Well, Ive update most but not all post counts. But be aware if you or one of the admns deletes your posts, that will be subtracted from your total post count automatically and we wont manually add that post back to your count.


----------



## Neil Derryberry (Mar 23, 2002)

I was at 210... were some of my posts deleted?


----------



## Scott Greczkowski (Mar 21, 2002)

Also dont forget that sometimes EZboard forgot how to count correctly. 

Scott


----------



## Steve Mehs (Mar 21, 2002)

Neilster, I just updated you count, you had 210 at EZB and 3 here so you are now at 213


----------



## Steve Mehs (Mar 21, 2002)

I updated post counts for all current members that I know who you were on the old board, except for global EZBoard users whos last 6 posts were not at DBSTalk or who had their last 6 post in their profile blocked


----------



## Geronimo (Mar 23, 2002)

but I seem to be having problems.
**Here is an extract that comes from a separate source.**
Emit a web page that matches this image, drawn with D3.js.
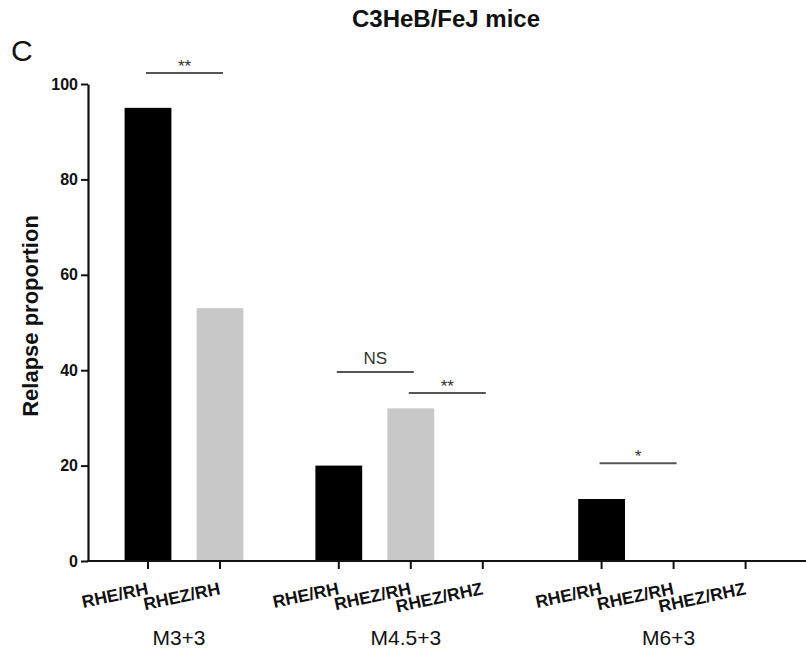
<!DOCTYPE html>
<html>
<head>
<meta charset="utf-8">
<script src="https://cdn.jsdelivr.net/npm/d3@7/dist/d3.min.js"></script>
<style>
  html, body { margin: 0; padding: 0; background: #fff; }
  svg { display: block; font-family: "Liberation Sans", Arial, Helvetica, sans-serif; }
</style>
</head>
<body>
<svg id="chart" width="806" height="655"></svg>
<script>
// ---- data ----
const groups = ["M3+3", "M4.5+3", "M6+3"];
const groupCategories = [
  ["RHE/RH", "RHEZ/RH"],
  ["RHE/RH", "RHEZ/RH", "RHEZ/RHZ"],
  ["RHE/RH", "RHEZ/RH", "RHEZ/RHZ"]
];
const groupValues = [
  [95, 53],
  [20, 32, 0],
  [13, 0, 0]
];
const yTicks = [0, 20, 40, 60, 80, 100];
// comparisons: group index, from item, to item, bracket height (y units), label
const compGroup = [0, 1, 1, 2];
const compFrom  = [0, 0, 1, 0];
const compTo    = [1, 1, 2, 1];
const compY     = [102.3, 39.6, 35.2, 20.5];
const compLabel = ["**", "NS", "**", "*"];

const title = "C3HeB/FeJ mice";
const yTitle = "Relapse proportion";
const panelLetter = "C";

// ---- layout ----
const svg = d3.select("#chart");
const plotLeft = 88, plotRight = 806, plotTop = 84, plotBottom = 561;
const groupGap = 0.65;     // extra slots between groups
const barFrac = 0.65;

// build items with slot positions
const items = [];
let slot = 0;
groups.forEach((g, gi) => {
  groupCategories[gi].forEach((c, ci) => {
    items.push({ group: g, gi, ci, cat: c, value: groupValues[gi][ci], slot: slot + gi * groupGap });
    slot++;
  });
});

const x = d3.scaleLinear().domain([0, 1]).range([148, 220]);
const y = d3.scaleLinear().domain([0, 100]).range([plotBottom, plotTop]);
const step = x(1) - x(0);
const bw = step * barFrac;

const colorFor = ci => (ci === 0 ? "#000000" : "#c8c8c8");

// bars
svg.append("g").selectAll("rect").data(items).join("rect")
  .attr("x", d => x(d.slot) - bw / 2)
  .attr("y", d => y(d.value))
  .attr("width", bw)
  .attr("height", d => y(0) - y(d.value))
  .attr("fill", d => colorFor(d.ci));

// y axis
const yAxis = d3.axisLeft(y).tickValues(yTicks).tickSize(7).tickPadding(3).tickSizeOuter(0);
const gy = svg.append("g").attr("transform", `translate(${plotLeft},0)`).call(yAxis);
gy.select(".domain").attr("stroke", "#111").attr("stroke-width", 2.2);
gy.selectAll(".tick line").attr("stroke", "#111").attr("stroke-width", 2);
gy.selectAll(".tick text").attr("font-size", 16).attr("font-weight", "bold").attr("fill", "#111");

// x axis line
svg.append("line")
  .attr("x1", plotLeft - 1).attr("x2", plotRight)
  .attr("y1", y(0)).attr("y2", y(0))
  .attr("stroke", "#111").attr("stroke-width", 2.2);

// x ticks
svg.append("g").selectAll("line").data(items).join("line")
  .attr("x1", d => x(d.slot)).attr("x2", d => x(d.slot))
  .attr("y1", y(0)).attr("y2", y(0) + 8)
  .attr("stroke", "#111").attr("stroke-width", 2);

// x tick labels (rotated)
svg.append("g").selectAll("text").data(items).join("text")
  .attr("transform", d => `translate(${x(d.slot) + 1},${y(0) + 33}) rotate(-12)`)
  .attr("text-anchor", "end")
  .attr("font-size", 17.5)
  .attr("font-weight", "bold")
  .attr("fill", "#111")
  .text(d => d.cat);

// group labels
groups.forEach((g, gi) => {
  const its = items.filter(d => d.gi === gi);
  const cx = (x(its[0].slot) + x(its[its.length - 1].slot)) / 2;
  svg.append("text")
    .attr("x", cx - 5)
    .attr("y", 645)
    .attr("text-anchor", "middle")
    .attr("font-size", 21)
    .attr("fill", "#111")
    .text(g);
});

// significance brackets
compGroup.forEach((gi, k) => {
  const a = items.find(d => d.gi === gi && d.ci === compFrom[k]);
  const b = items.find(d => d.gi === gi && d.ci === compTo[k]);
  const x1 = x(a.slot) - 2, x2 = x(b.slot) + 3;
  const yy = y(compY[k]);
  svg.append("line")
    .attr("x1", x1).attr("x2", x2).attr("y1", yy).attr("y2", yy)
    .attr("stroke", "#555").attr("stroke-width", 2);
  const isNS = compLabel[k] === "NS";
  svg.append("text")
    .attr("x", (x1 + x2) / 2)
    .attr("y", isNS ? yy - 8 : yy - 1)
    .attr("text-anchor", "middle")
    .attr("font-size", 17)
    .attr("fill", "#333")
    .text(compLabel[k]);
});

// y title
svg.append("text")
  .attr("transform", `translate(38,316) rotate(-90)`)
  .attr("text-anchor", "middle")
  .attr("font-size", 22)
  .attr("font-weight", "bold")
  .attr("fill", "#111")
  .text(yTitle);

// title
svg.append("text")
  .attr("x", 446).attr("y", 27)
  .attr("text-anchor", "middle")
  .attr("font-size", 24)
  .attr("font-weight", "bold")
  .attr("fill", "#111")
  .text(title);

// panel letter
svg.append("text")
  .attr("x", 11).attr("y", 61)
  .attr("font-size", 30)
  .attr("fill", "#111")
  .text(panelLetter);
</script>
</body>
</html>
How do i know my old count? I even had to clear cookies and then relog in. It kept telling me I cannot post. So heaven only knows if this will make it.


----------



## Steve Mehs (Mar 21, 2002)

You've been take care of, Geronimo, you had 132 posts at EZB and this is you first here. So 133. BTW- to know your post count from the old DBSTalk, just goto your profile at the old site, but if your a Global user it will include all of your posts including ones made at other EZBoards besides then DBSTalk, if you posted at anyother. Local users like yourself need not worry.


----------



## Brian Rector (Mar 25, 2002)

I think my post total was 289. Please update my post count. Thank you.


----------



## Chris Blount (Jun 22, 2001)

> _Originally posted by Brian Rector _
> *I think my post total was 289. Please update my post count. Thank you. *


Actually it was 292 and you've been updated.


----------